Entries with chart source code
● ● ● ● ● ● ●
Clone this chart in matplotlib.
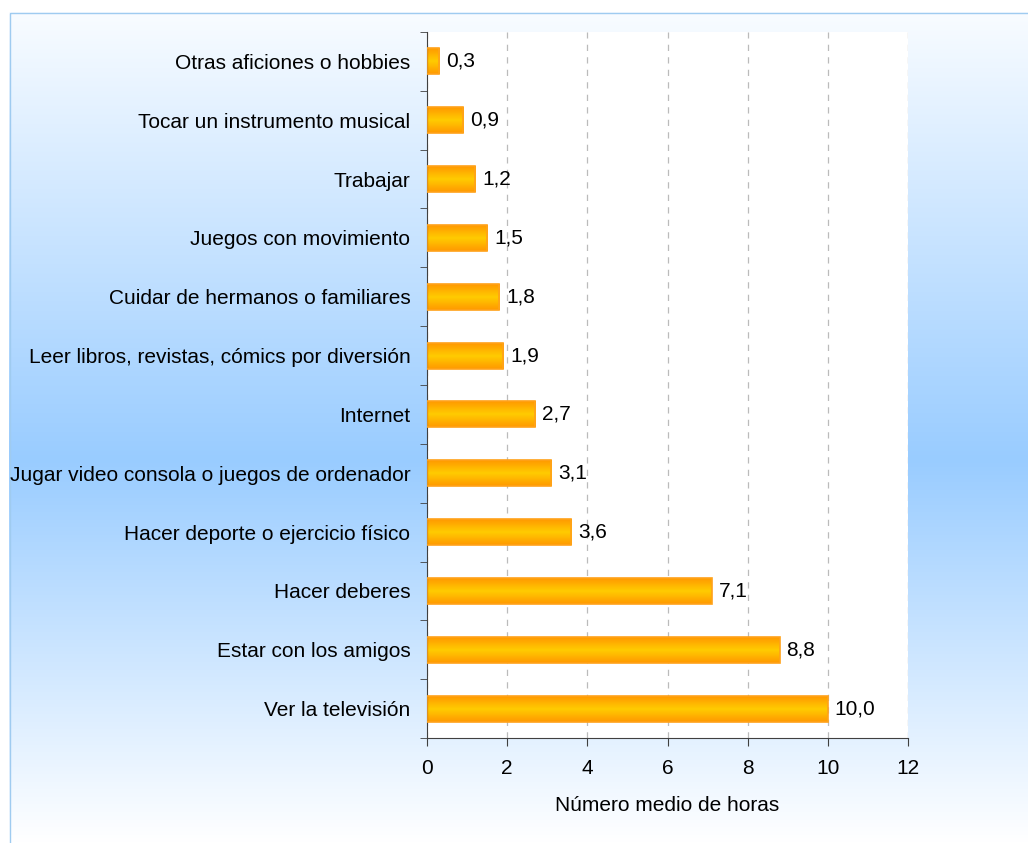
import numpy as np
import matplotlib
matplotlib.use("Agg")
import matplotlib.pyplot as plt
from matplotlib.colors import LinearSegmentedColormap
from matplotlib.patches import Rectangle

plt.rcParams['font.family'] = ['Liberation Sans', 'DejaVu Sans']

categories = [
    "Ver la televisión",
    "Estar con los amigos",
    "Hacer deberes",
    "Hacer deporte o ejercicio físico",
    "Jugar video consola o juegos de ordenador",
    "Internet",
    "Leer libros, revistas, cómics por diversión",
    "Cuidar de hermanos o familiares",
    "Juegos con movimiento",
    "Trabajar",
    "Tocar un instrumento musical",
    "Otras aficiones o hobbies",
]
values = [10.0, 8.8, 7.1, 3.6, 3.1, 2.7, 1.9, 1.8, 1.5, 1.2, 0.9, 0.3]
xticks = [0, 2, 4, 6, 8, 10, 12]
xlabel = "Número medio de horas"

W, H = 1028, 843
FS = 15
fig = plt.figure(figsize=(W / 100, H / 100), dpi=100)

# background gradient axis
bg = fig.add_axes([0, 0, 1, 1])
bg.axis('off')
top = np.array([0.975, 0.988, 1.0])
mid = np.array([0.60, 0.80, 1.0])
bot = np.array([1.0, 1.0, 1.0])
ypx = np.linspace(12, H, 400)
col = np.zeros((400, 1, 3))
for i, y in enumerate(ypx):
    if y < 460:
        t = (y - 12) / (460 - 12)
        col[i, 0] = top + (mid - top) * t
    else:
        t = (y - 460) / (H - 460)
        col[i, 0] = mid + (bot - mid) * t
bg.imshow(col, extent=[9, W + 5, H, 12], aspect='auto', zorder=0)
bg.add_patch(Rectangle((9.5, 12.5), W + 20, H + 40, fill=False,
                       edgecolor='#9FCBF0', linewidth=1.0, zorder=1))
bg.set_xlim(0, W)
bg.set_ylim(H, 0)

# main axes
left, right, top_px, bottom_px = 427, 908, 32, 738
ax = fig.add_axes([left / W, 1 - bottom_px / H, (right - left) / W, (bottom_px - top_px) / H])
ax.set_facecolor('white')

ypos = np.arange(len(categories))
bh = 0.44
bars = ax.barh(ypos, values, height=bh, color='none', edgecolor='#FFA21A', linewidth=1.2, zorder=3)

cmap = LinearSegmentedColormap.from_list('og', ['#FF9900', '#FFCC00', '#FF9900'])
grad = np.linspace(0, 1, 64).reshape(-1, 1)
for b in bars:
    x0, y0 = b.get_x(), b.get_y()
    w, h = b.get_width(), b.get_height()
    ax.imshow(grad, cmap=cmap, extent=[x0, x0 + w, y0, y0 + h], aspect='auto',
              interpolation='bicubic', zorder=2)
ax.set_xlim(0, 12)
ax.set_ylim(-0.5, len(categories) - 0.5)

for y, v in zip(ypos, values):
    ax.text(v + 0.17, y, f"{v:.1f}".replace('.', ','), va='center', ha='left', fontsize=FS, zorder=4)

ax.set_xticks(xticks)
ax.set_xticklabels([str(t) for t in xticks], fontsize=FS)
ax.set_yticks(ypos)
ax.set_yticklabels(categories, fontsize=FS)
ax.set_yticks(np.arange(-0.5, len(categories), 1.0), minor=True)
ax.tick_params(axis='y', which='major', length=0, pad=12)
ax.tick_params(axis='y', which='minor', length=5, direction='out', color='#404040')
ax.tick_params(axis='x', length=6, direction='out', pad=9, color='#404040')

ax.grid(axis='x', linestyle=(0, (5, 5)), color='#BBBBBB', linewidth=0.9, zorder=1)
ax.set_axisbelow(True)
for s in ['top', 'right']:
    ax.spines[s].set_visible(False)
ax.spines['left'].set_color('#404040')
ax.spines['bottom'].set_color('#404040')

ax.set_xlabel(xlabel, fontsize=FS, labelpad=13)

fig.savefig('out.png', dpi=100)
● ● ● ● ● ● ●
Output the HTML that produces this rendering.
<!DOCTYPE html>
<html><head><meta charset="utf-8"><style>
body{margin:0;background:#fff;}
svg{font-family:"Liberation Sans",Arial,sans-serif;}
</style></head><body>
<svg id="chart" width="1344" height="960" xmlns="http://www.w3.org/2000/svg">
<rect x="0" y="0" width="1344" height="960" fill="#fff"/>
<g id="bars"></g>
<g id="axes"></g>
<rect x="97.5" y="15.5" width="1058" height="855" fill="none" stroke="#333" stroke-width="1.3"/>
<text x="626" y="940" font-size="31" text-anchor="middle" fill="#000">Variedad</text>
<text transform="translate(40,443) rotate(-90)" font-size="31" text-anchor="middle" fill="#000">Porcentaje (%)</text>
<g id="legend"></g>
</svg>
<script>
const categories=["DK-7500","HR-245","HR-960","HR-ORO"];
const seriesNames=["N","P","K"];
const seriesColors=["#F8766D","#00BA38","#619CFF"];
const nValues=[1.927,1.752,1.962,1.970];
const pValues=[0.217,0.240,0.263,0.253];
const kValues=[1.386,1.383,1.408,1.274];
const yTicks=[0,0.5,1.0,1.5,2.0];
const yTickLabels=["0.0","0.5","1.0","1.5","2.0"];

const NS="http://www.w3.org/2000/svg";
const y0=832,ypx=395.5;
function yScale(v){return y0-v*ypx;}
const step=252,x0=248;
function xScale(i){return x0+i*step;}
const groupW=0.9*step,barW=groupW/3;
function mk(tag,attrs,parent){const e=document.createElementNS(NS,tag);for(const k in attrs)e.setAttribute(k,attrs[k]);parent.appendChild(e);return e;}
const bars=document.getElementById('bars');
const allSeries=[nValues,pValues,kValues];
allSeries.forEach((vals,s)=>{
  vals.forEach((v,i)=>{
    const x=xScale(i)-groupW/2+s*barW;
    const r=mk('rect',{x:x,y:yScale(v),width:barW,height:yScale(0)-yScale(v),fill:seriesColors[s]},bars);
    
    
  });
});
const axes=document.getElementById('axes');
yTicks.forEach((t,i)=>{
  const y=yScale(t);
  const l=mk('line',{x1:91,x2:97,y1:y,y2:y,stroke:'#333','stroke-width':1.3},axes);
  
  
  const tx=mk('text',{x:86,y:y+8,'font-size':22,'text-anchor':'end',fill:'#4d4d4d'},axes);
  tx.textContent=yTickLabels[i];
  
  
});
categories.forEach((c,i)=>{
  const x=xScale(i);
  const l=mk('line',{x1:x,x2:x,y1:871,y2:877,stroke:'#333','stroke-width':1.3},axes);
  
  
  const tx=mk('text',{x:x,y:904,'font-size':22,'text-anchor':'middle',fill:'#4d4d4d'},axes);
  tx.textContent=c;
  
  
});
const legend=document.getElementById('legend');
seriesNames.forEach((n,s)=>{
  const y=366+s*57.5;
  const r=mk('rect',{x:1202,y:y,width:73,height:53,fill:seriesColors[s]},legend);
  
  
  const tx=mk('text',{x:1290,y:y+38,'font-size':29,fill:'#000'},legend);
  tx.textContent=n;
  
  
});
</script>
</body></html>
● ● ● ● ● ● ●
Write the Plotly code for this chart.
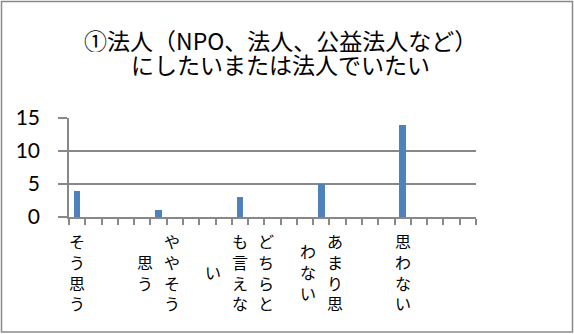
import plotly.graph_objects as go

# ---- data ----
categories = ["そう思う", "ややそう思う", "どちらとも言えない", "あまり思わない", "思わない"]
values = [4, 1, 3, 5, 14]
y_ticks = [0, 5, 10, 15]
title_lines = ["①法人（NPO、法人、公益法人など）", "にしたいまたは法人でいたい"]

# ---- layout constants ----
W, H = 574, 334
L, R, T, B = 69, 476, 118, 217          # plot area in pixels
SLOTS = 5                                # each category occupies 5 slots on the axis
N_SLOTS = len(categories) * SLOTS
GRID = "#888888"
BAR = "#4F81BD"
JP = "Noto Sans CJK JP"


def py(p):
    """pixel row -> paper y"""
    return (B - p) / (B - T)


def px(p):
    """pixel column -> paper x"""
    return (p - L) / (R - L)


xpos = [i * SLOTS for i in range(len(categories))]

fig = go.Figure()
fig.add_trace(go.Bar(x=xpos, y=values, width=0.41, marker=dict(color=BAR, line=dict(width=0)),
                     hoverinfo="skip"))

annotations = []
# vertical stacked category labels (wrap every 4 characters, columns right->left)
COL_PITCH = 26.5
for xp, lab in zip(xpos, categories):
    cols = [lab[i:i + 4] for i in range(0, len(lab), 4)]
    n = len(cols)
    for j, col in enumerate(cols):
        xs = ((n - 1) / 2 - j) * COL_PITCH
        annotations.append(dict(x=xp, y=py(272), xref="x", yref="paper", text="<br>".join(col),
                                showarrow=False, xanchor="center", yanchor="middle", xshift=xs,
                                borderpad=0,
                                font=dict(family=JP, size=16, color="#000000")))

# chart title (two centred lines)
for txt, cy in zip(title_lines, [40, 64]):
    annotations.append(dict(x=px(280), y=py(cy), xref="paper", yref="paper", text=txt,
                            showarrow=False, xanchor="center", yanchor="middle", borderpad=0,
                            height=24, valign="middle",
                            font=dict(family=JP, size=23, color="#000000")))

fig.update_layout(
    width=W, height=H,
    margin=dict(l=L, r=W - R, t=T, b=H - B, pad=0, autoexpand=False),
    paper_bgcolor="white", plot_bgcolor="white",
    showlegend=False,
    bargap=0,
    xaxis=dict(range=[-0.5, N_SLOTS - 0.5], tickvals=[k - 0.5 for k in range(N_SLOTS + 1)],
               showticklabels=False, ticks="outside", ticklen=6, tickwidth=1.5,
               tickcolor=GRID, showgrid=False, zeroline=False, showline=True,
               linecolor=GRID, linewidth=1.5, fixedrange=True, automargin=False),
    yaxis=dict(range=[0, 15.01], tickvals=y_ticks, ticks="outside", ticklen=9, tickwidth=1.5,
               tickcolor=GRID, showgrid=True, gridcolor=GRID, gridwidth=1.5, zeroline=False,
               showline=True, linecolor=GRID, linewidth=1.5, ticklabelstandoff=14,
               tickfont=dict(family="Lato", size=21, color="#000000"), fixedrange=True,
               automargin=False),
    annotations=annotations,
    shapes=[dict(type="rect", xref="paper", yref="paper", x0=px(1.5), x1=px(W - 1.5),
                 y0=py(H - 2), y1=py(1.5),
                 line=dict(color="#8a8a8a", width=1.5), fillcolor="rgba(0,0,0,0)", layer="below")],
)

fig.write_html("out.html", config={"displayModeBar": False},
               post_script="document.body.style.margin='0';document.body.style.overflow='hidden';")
● ● ● ● ● ● ●
Given exercise ->
Starting at the line that contains "Clone this chart in matplotlib." and stopping after the line that contains "plt.rcParams['font.family'] = ['Liberation", copy every line exactly. Leave any pictures behind.

The output ->
Clone this chart in matplotlib.
import numpy as np
import matplotlib
matplotlib.use("Agg")
import matplotlib.pyplot as plt
from matplotlib.colors import LinearSegmentedColormap
from matplotlib.patches import Rectangle

plt.rcParams['font.family'] = ['Liberation Sans', 'DejaVu Sans']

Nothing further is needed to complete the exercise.